402. Magnetic Curves.—The polarity of magnetism causes a very singular arrangement of iron filings when gently agitated upon a sheet of paper over a magnet, as represented in Figure 282. The curves which you see have been supposed by some to be occasioned by the escape of some fluid or influence from the magnet in these particular directions. But they are owing entirely to the fact that each bit of filing is polarized by the bit next preceding it in the row reckoning from the magnet outward, the nearest one in each row deriving its magnetic state from the magnet itself. This being so, as the chief power resides in the ends of the magnet, it is easy to see how such a disposition of the lines of magnetic filings is effected. These curves may be beautifully and curiously varied by having several magnets variously arranged under the paper.

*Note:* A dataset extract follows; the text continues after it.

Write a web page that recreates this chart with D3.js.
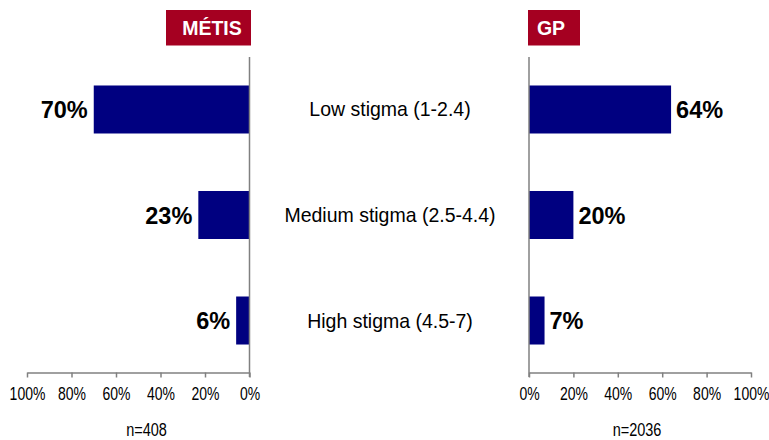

403. Artificial Magnets.—The power residing in the loadstone can be communicated readily, as you have seen, to iron and steel. Though soft iron takes the magnetic influence more readily than steel, it does not retain it as steel does, and the latter is therefore used in making artificial magnets. When a magnet imparts its magnetic influence it loses none of its own power, whether it be an original loadstone or an artificial magnet. There, are many ways of imparting magnetism permanently to steel, but I will notice only two of them. If you wish to magnetize a bar or needle pass one pole of a magnet from one end of it to the other a considerable number of times, always in the same direction. A more effectual way is to take two magnets, and, placing the south pole of one and the north pole of the other in contact over the middle of the bar or needle, draw them slowly and steadily apart toward the opposite ends. This process must be repeated several times.

Fig. 283.

Fig. 284.

404. Horseshoe Magnets.—One of the most common forms of the magnet is the horseshoe magnet, Fig. 283. There is a piece of soft iron attached to the end of this, held there by attraction. This is called the armature. So long as it is suffered to remain there it is a magnet having its two poles, the north pole + being attached to the south pole - of the magnet which holds it, while the reverse is the case with its south pole. The object of the armature is to preserve the power of the instrument. Indeed it is found that the exertion of the magnet's power not only preserves but actually increases it. If you attach, therefore, to a magnet an armature having a hook, as seen in Fig. 284, you can add to the weight gradually from day to day, and so considerably augment the power of the magnet.